In the context of approaching elections, shifting political landscape and ideological polarisation, Paris and Rome have already seen unintended consequences of political gestures.

“When Di Maio went to France the other day, I don’t think he was expecting to trigger such a reaction,” Albertazzi says of the Italian politician’s meeting with the Yellow Vests.

“Things might degenerate without Five Star or the League even meaning it initially, but then ending up in a position whereby objectively there is a clash of interests. The link between Turin and Lyon is an example of that.”

France also has an interest in taking the issues confronting the two countries seriously.

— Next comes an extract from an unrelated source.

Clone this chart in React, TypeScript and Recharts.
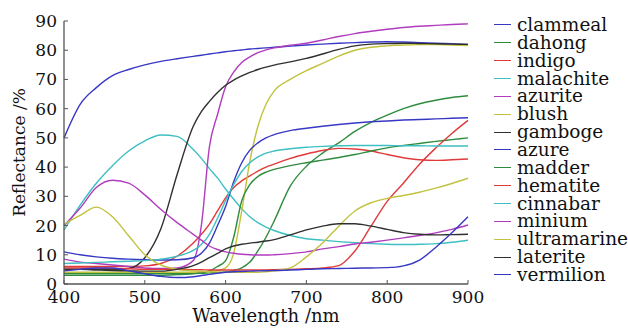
import React from 'react';
import { LineChart, Line, XAxis, YAxis, Legend } from 'recharts';

const wavelengths = [400, 420, 440, 460, 480, 500, 520, 540, 560, 570, 580, 590, 600, 610, 620, 630, 640, 650, 660, 680, 700, 720, 740, 760, 780, 800, 820, 840, 860, 880, 900];

const clammeal = [50, 61.5, 67.2, 71.3, 73.4, 75, 76.2, 77.1, 77.9, 78.3, 78.7, 79.1, 79.5, 79.8, 80.1, 80.4, 80.6, 80.8, 81, 81.4, 81.8, 82.1, 82.4, 82.6, 82.8, 82.9, 82.8, 82.6, 82.4, 82.2, 82];
const dahong = [3.6, 3.6, 3.6, 3.6, 3.6, 3.6, 3.6, 3.6, 3.7, 3.7, 3.8, 3.9, 4.1, 4.6, 5.5, 7.5, 11.3, 16, 21.5, 33.5, 40.3, 44.8, 48.3, 52.2, 55.3, 57.8, 60, 61.7, 62.9, 63.8, 64.4];
const indigo = [6, 6, 6, 6, 6, 6.2, 7, 9.5, 14, 17, 20.5, 25, 29.5, 33, 35.3, 37, 38.6, 40, 41, 43, 44.5, 45.7, 46.4, 46.2, 45.5, 44.3, 43.2, 42.5, 42.3, 42.5, 42.8];
const malachite = [18.5, 27, 34.5, 40.5, 45.5, 49, 51, 50.5, 46, 43, 39.5, 36.3, 32.5, 29, 25.8, 23, 21, 19.5, 18.3, 16.6, 15.5, 15, 14.5, 14.1, 13.8, 13.6, 13.5, 13.6, 13.8, 14.3, 15];
const azurite = [8.5, 7.5, 7, 6.5, 6, 5.5, 5.3, 5.5, 8, 20, 47, 58, 67.5, 72.5, 75.8, 77.7, 79.2, 80.1, 80.8, 81.7, 82.4, 83.5, 84.7, 85.7, 86.5, 87.2, 87.8, 88.2, 88.5, 88.8, 89];
const blush = [4, 4, 4, 4, 4, 4, 4, 4, 4, 4, 4.2, 4.6, 5.5, 10.5, 25, 42, 54, 61.5, 66, 70, 73, 75.5, 78, 80, 81, 81.5, 81.8, 81.9, 81.9, 81.8, 81.6];
const gamboge = [5, 5, 5, 5, 5.3, 9, 19, 37.5, 54, 59, 62.5, 65.5, 68, 69.8, 71.2, 72.4, 73.4, 74.2, 74.9, 76, 77.2, 78.7, 80.3, 81.5, 82.1, 82.3, 82.4, 82.3, 82.2, 82.1, 82];
const azure = [11, 10, 9.3, 8.8, 8.5, 8.3, 8.2, 8.3, 9, 10.5, 14, 20, 26.5, 35, 41.5, 45.8, 48.3, 50, 51.1, 52.5, 53.3, 54, 54.6, 55.1, 55.5, 55.8, 56.1, 56.3, 56.5, 56.7, 56.9];
const madder = [3, 3, 3, 3, 3, 3, 3, 3.2, 3.5, 3.8, 4.5, 6, 8, 16, 28.5, 34, 36.8, 38.3, 39.2, 40.5, 41.5, 42.4, 43.3, 44.3, 45.5, 46.6, 47.4, 48.1, 48.8, 49.4, 50];
const hematite = [5.5, 5.5, 5.5, 5.3, 5.2, 5, 5, 5, 4.9, 4.9, 4.8, 4.8, 4.8, 4.8, 4.8, 4.8, 4.8, 4.8, 4.9, 5, 5.2, 5.5, 6.3, 11.3, 19.8, 28.3, 34.5, 41, 46.5, 51.5, 56];
const cinnabar = [7, 7.2, 7.4, 7.6, 7.8, 8, 8.5, 9.5, 11.5, 13.5, 17, 22.5, 28.5, 34, 38.5, 41.5, 43.5, 44.8, 45.5, 46.3, 46.8, 47.1, 47.3, 47.4, 47.4, 47.4, 47.3, 47.3, 47.2, 47.2, 47.2];
const minium = [20, 26, 33, 35.5, 34.5, 30.5, 25.5, 21, 17, 15, 13, 11.8, 11, 10.5, 10.2, 10, 9.9, 9.9, 10, 10.4, 11, 12, 12.8, 13.7, 14.3, 15, 15.8, 16.6, 17.5, 18.7, 20.2];
const ultramarine = [20.5, 23.5, 26.3, 23, 16.5, 10, 6.5, 5, 4.5, 4.3, 4.2, 4.1, 4, 4, 4, 4, 4, 4.2, 4.5, 5.5, 9.3, 14, 19.8, 25, 27.8, 29.3, 30.3, 31.4, 32.8, 34.4, 36.2];
const laterite = [5, 5, 4.8, 4.6, 4.5, 4.4, 4.4, 5, 6.3, 7.5, 9, 10.5, 12, 13, 13.6, 14, 14.3, 14.7, 15.2, 16.8, 18.5, 19.8, 20.6, 20.6, 19.8, 18.7, 17.6, 17, 16.8, 16.9, 17];
const vermilion = [4.5, 5, 5.5, 5.5, 4.5, 3.5, 2.6, 2.2, 2.5, 2.9, 3.3, 3.7, 4, 4.2, 4.3, 4.4, 4.5, 4.55, 4.6, 4.8, 5, 5.2, 5.3, 5.4, 5.5, 5.6, 6.2, 8.2, 12.5, 17.5, 23];

const seriesNames = ['clammeal', 'dahong', 'indigo', 'malachite', 'azurite', 'blush', 'gamboge', 'azure', 'madder', 'hematite', 'cinnabar', 'minium', 'ultramarine', 'laterite', 'vermilion'];
const seriesValues = [clammeal, dahong, indigo, malachite, azurite, blush, gamboge, azure, madder, hematite, cinnabar, minium, ultramarine, laterite, vermilion];

const B = '#3838c4';
const G = '#2f8c3e';
const R = '#e03a3a';
const C = '#3ebfc2';
const M = '#b03cbe';
const Y = '#c2c23e';
const K = '#303030';
const seriesColors = [B, G, R, C, M, Y, K, B, G, R, C, M, Y, K, B];

const xTicks = [400, 500, 600, 700, 800, 900];
const yTicks = [0, 10, 20, 30, 40, 50, 60, 70, 80, 90];

const data = wavelengths.map((w, i) => {
  const row: Record<string, number> = { w };
  seriesNames.forEach((n, j) => {
    row[n] = seriesValues[j][i];
  });
  return row;
});

const FONT = '"DejaVu Serif", serif';
const AXIS = '#555555';

function LegendContent() {
  return (
    <div style={{ fontFamily: FONT, fontSize: 18.5, color: '#111' }}>
      {seriesNames.map((n, i) => (
        <div key={n} style={{ display: 'flex', alignItems: 'center', height: 17.86, lineHeight: '17.86px', whiteSpace: 'nowrap' }}>
          <span style={{ display: 'inline-block', width: 17, height: 0, borderTop: `1.5px solid ${seriesColors[i]}`, marginRight: 6 }} />
          <span>{n}</span>
        </div>
      ))}
    </div>
  );
}

const XLabel = (props: any) => {
  const vb = props.viewBox;
  return (
    <text x={vb.x + vb.width / 2} y={vb.y + 38} textAnchor="middle" fontFamily={FONT} fontSize={18} fill="#111">
      Wavelength /nm
    </text>
  );
};

const YLabel = (props: any) => {
  const vb = props.viewBox;
  const x = vb.x + 25;
  const y = vb.y + vb.height / 2;
  return (
    <text x={x} y={y} textAnchor="middle" transform={`rotate(-90, ${x}, ${y})`} fontFamily={FONT} fontSize={17} fill="#111">
      Reflectance /%
    </text>
  );
};

export default function App() {
  const tickStyle = { fill: '#111', fontSize: 17, fontFamily: FONT };
  return (
    <div style={{ position: 'absolute', left: 0, top: 0, width: 628, height: 330, background: '#fff' }}>
      <LineChart width={628} height={330} data={data} margin={{ top: 21, right: 160, bottom: 16, left: 0 }}>
        <XAxis
          dataKey="w"
          type="number"
          domain={[400, 900]}
          ticks={xTicks}
          interval={0}
          height={30}
          tickSize={-4}
          tickMargin={11}
          axisLine={{ stroke: AXIS, strokeWidth: 1.3 }}
          tickLine={{ stroke: AXIS }}
          tick={tickStyle}
          label={<XLabel />}
        />
        <XAxis xAxisId="top" orientation="top" dataKey="w" type="number" domain={[400, 900]} height={0} tick={false} tickLine={false} axisLine={{ stroke: AXIS, strokeWidth: 1.3 }} />
        <YAxis
          domain={[0, 90]}
          ticks={yTicks}
          interval={0}
          width={64}
          tickSize={-4}
          tickMargin={11}
          axisLine={{ stroke: AXIS, strokeWidth: 1.3 }}
          tickLine={{ stroke: AXIS }}
          tick={tickStyle}
          label={<YLabel />}
        />
        <YAxis yAxisId="right" orientation="right" domain={[0, 90]} width={0} tick={false} tickLine={false} axisLine={{ stroke: AXIS, strokeWidth: 1.3 }} />
        {seriesNames.map((n, i) => (
          <Line key={n} dataKey={n} type="monotone" stroke={seriesColors[i]} strokeWidth={1.4} dot={false} isAnimationActive={false} />
        ))}
        <Legend layout="horizontal" verticalAlign="middle" align="center" content={<LegendContent />} wrapperStyle={{ left: 494, top: 16, width: 134, height: 'auto' }} />
      </LineChart>
    </div>
  );
}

“They understand there are some serious areas, like industries and investment but also diplomatic issues in Libya and Africa, which have been conflicting with Italians, sometimes with very good reason on the Italian side,” says Darnis.

“And when France and Italy both say they do not want immigrants, it is for the same reason, because internal political consensus is based today on the fight against immigration. This has been the case in France since the 1980s, it’s more recent in Italy, and it explains why Matteo Salvini’s League has become so strong.”

And the League’s strength does not detract from the Five Star Movement’s role.

“It might not seem as dangerous,” Darnis says. “But very often, their imprecision is highly dangerous, too.”